[SSS12-P13] Analytical solution of near-field term, intermediate term, far-filed term, and quasi-static displacement due to rectangular fault in a homogeneous whole space
Keywords:near-field term, quasi-static displacement, forward directivity, analytical solution, rectangular fault
We consider the fault model which is same as Sato (1975). Rupture front looks like line, whose rupture velocities along strike and dip are constant. Slip time function is ramp function, whose risetime is constant. Here we integrated over strike direction displacement field by point source, near-field term, intermediate term, far-filed term, and quasi-static displacements (e.g. Aki & Richards, 2002).
Fig.1 shows an example of fault model. Numerical calculation setting is P-wave velocity:6.0 km/s, S-wave velocity:3.5 km/s, Length of fault:60 km, Width of fault:15 km, slip amount:2.0m, risetime:2.5 s, slip angle:0°(strike-slip fault), rupture velocity:2.5 km/s. We consider two cases about the direction of rupture as examples. One of cases (a) is that rupture propagates forward to strike-direction, the other (b) is that rupture propagates upward obliquely. Calculation results are doubled due to the effect of free surface.
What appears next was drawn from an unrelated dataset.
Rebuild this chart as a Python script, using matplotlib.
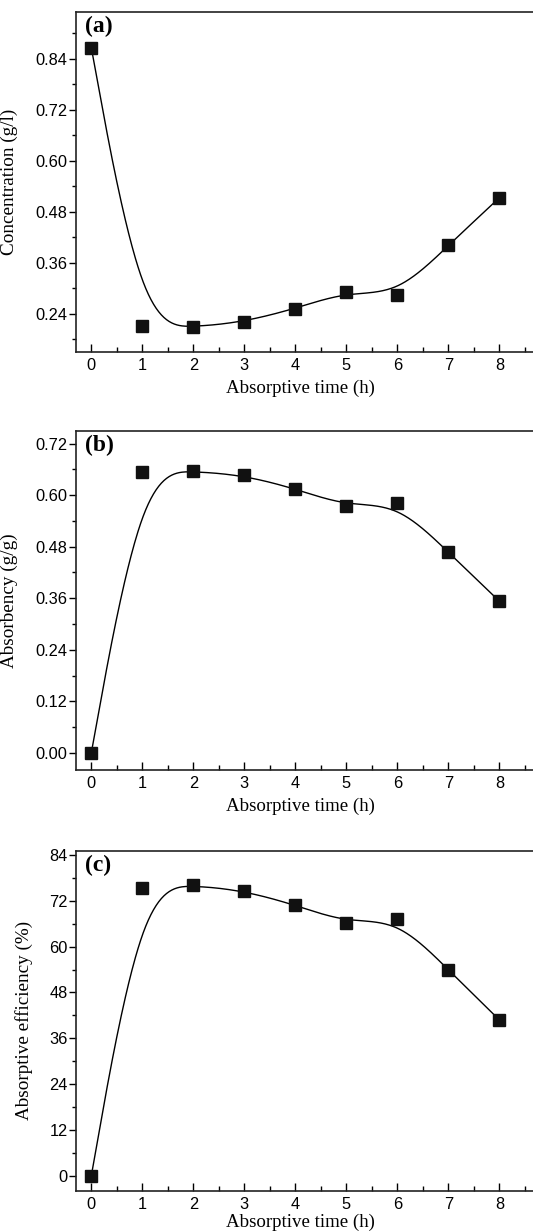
import numpy as np
import matplotlib
matplotlib.use("Agg")
import matplotlib.pyplot as plt
from matplotlib.ticker import MultipleLocator, FormatStrFormatter

# ---- data ----
time_h = [0, 1, 2, 3, 4, 5, 6, 7, 8]
concentration = [0.866, 0.212, 0.208, 0.221, 0.252, 0.292, 0.285, 0.401, 0.513]
absorbency = [0.000, 0.654, 0.656, 0.646, 0.615, 0.574, 0.581, 0.467, 0.353]
efficiency = [0.0, 75.4, 76.1, 74.6, 70.9, 66.2, 67.2, 53.9, 40.8]

panel_labels = ["(a)", "(b)", "(c)"]
ylabels = ["Concentration (g/l)", "Absorbency (g/g)", "Absorptive efficiency (%)"]
xlabel = "Absorptive time (h)"
ylims = [(0.15, 0.95), (-0.04, 0.75), (-3.9, 85.1)]
ymajor = [0.12, 0.12, 12]
yfmt = ["%.2f", "%.2f", "%d"]


def bspline(px, py, num=60):
    """Uniform cubic B-spline using the data points as control points
    (end points tripled so the curve starts/ends on them)."""
    P = np.column_stack([px, py]).astype(float)
    P = np.vstack([P[0], P[0], P, P[-1], P[-1]])
    u = np.linspace(0, 1, num)
    b0 = (1 - u) ** 3 / 6
    b1 = (3 * u ** 3 - 6 * u ** 2 + 4) / 6
    b2 = (-3 * u ** 3 + 3 * u ** 2 + 3 * u + 1) / 6
    b3 = u ** 3 / 6
    segs = []
    for i in range(len(P) - 3):
        seg = (np.outer(b0, P[i]) + np.outer(b1, P[i + 1])
               + np.outer(b2, P[i + 2]) + np.outer(b3, P[i + 3]))
        segs.append(seg)
    out = np.vstack(segs)
    return out[:, 0], out[:, 1]


plt.rcParams["font.family"] = ["Liberation Sans", "DejaVu Sans"]
fig = plt.figure(figsize=(5.33, 12.32), dpi=100)

W = 533.0
H = 1232.0
left_px = 76
axes_px = [(12, 352), (430.7, 770), (850.7, 1190.7)]
ylabel_x_px = [18, 18, 33]
xlabel_y_px = [388, 806.7, 1222]
serif = ["Liberation Serif", "DejaVu Serif"]

series = [concentration, absorbency, efficiency]
for i in range(3):
    top, bot = axes_px[i]
    ax = fig.add_axes([left_px / W, 1 - bot / H, (W - left_px) / W + 0.002, (bot - top) / H])
    ys = series[i]
    cx, cy = bspline(time_h, ys)
    ax.plot(cx, cy, color="black", lw=1.0, zorder=2)
    ax.plot(time_h, ys, linestyle="none", marker="s", ms=8.6, color="#111111", zorder=3)
    ax.set_xlim(-0.3, 8.68)
    ax.set_ylim(*ylims[i])
    ax.xaxis.set_major_locator(MultipleLocator(1))
    ax.xaxis.set_minor_locator(MultipleLocator(0.5))
    ax.yaxis.set_major_locator(MultipleLocator(ymajor[i]))
    ax.yaxis.set_minor_locator(MultipleLocator(ymajor[i] / 2))
    ax.yaxis.set_major_formatter(FormatStrFormatter(yfmt[i]))
    ax.tick_params(axis="x", which="major", direction="in", length=6, width=1, labelsize=11.8, pad=4.5, top=False)
    ax.tick_params(axis="x", which="minor", direction="in", length=3.5, width=1, top=False)
    ax.tick_params(axis="y", which="major", direction="out", length=5, width=1, labelsize=11.8, pad=1, right=False)
    ax.tick_params(axis="y", which="minor", direction="out", length=3, width=1, right=False)
    ax.spines["right"].set_visible(False)
    for s in ["left", "bottom", "top"]:
        ax.spines[s].set_linewidth(1.2)
        ax.spines[s].set_color("#222222")
    ax.set_ylabel(ylabels[i], family=serif, fontsize=13.8)
    ax.yaxis.set_label_coords((ylabel_x_px[i] - left_px) / (W - left_px), 0.5)
    ax.set_xlabel(xlabel, family=serif, fontsize=13.6)
    ax.xaxis.set_label_coords((300 - left_px) / (W - left_px), -(xlabel_y_px[i] - bot) / (bot - top))
    ax.xaxis.label.set_va("center")
    ax.text(0.02, 1 - 4 / (bot - top), panel_labels[i], transform=ax.transAxes,
            family=serif, fontsize=17, fontweight="bold", ha="left", va="top")

fig.savefig("out.png", dpi=100)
Fig.2 shows displacement, near-filed terms, far-field terms and quasi-static displacement in case (a). In case (a), at stations in direction of rupture far-field terms mainly contributes to ground motion in FN component. This shows forward directivity. Near-field terms are not influenced by forward directivity. In case (b), the contribution of far-field terms is nearly equal to that of near-field terms because that of far-field terms becomes smaller than case (a). Quasi-static displacement is different from Near-field terms. In FP component, near-field terms mainly contribute to ground motion in both (a) and (b). Quasi-static displacement is similar to near-field terms compared with FN component and behaviors like ground motion because far-field terms little contributes to ground motion.